Ajda Pekkan'ın o zavallı insanların karşısına ne kadar şık ve aşırı bir makyajla çıktığını ve fakat bakışlarındaki iğretiliği gördünüz mü?..
Bir de günlük kıyafeti ve makyajsız yüzü ile Angelina Jolie'yi hatırlayın yardım çadırlarında...
Gelin de Sezen Aksu ve "Balâlım" isimli şarkısını mırıldanmayın bakalım...
Yanarım, yanarım tutuşur.
Yanarım kavurur ateşim. Seni de beni de belalım, ah belâlım
Şimdi aklıma geldi...
Benim yaşım altmışı geçti ve geçmişe dönük kendimi hatırladığımda nasıl da yaşlandığımı görüyorum...
Yok yok üzülmüyor seviniyorum...
Bu, doğal bir yaşam sürdüğümün, normal bir "canlı" olduğumun kanıtı...
Ajda Pekkan 47 yıl önce (1964) Tanju Gürsu ile "Kaynana Zırıltısı"nda
Ajda Pekkan'ın ilk filmini izlediğimde henüz ilk okula gidiyordum...
Çirkin, kocaman ağızlı, koca kafalı, iri yarı, çam yarması gibi bir kadındı...
Yahu ben dede oldum görüntü olarak, Ajda Hanım sanırsınız "Dişi Benjamin Button"...
Biz yaşlanıyoruz, o gençleşiyor...
Halen çıtır gibi...
Dikkat "gibi"...
Tabii ki asla "çıtır" değil olamaz da...
Ama be mübarek Hanımefendi...
Ziyaretine gittiğin, acılarını, yoksulluklarını paylaşacağın o insanlar aç be aç!..
Kuru kemik kalmışlar açlıktan...
Bir kot pantolon çekip ayağına, bir de sıradan bir tişört giysen, sıfır makyajla çıksan karşılarına daha doğru olmaz mı?.
Türk müziğinin çilekeş sanatçısı Haluk Levent ne diyordu hatırlayın...
Sağı sola, solu da sağa koysam da fark etmiyor
"Hangisi ak?

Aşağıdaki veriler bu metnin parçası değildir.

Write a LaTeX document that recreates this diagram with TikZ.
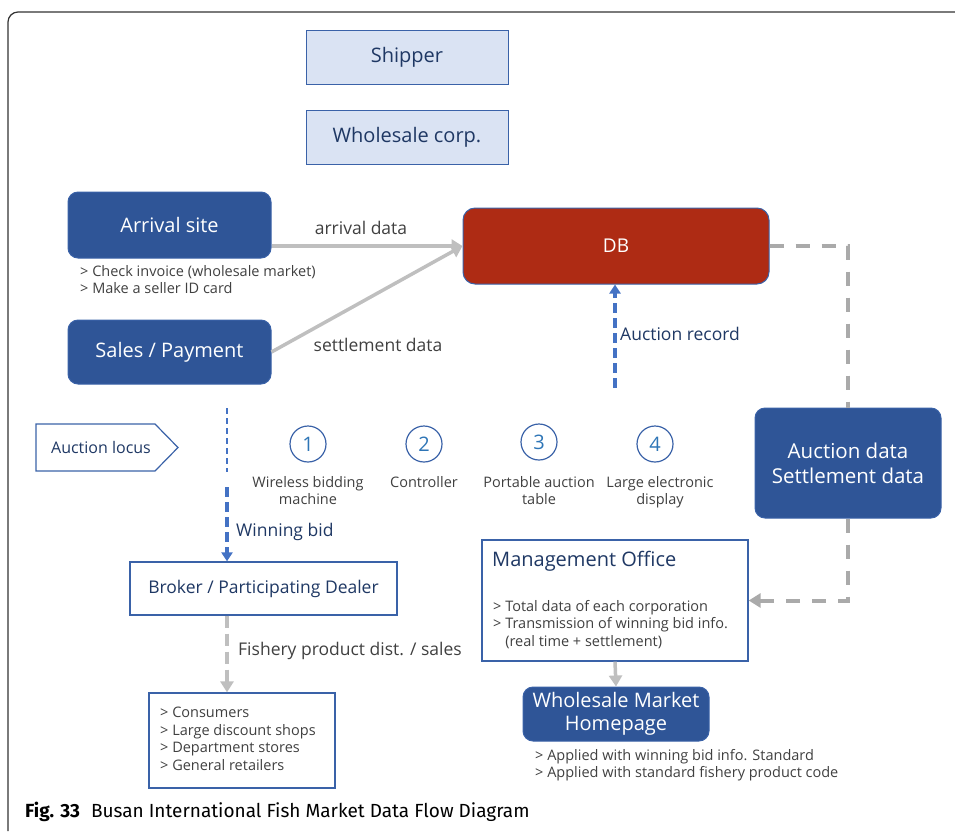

Hangisi kara?" nedense bilinmiyor
Yalan....
Dünya durdu, memleket dönüyor, içim yanıyor
Herşey yalan...
Neyse...
Ahmet Çalık gecede, Somalililer için 500.000.-- TL. bağışlamış...
Büyük para...
Helâl olsun...
Daaaaa...
İzleyicinin biri de telefonla bağlanıp, Somali’de deniz korsanları tarafından alıkonulan üç Türk denizciden birisinin akrabası olduğunu söylemiş...
Üç Türk denizcinin akıbetlerinin ne olacağını sormuş...
Somali’ye yapılan yardımın yanı sıra esir alınan denizcilerimize gösterilen ilgisizlikten yakınmış...
Buraya kadar bir şey yok...
Konuşmasına izin vermişler...
Zira izleyicinin söylediklerine kulak asan yok...
Zira gün, Somalili korsanların esir aldığı denizcileri konuşacak gün değil...
Amaaaa...
Ece isimli izleyici bu açıklamalarından sonra AKP’li bakanlarla ilgili konuşmaya başlayıncaaaaaa....
"Durdurun yayını kovulacak var!"...
Birden yayından alınmış izleyici...
Veee...
Stüdyoda soğuk rüzgârlar esmiş...
Ne diyordum?..
Gülmeyecek bu yüzü, neden verdin bana Ya Rab?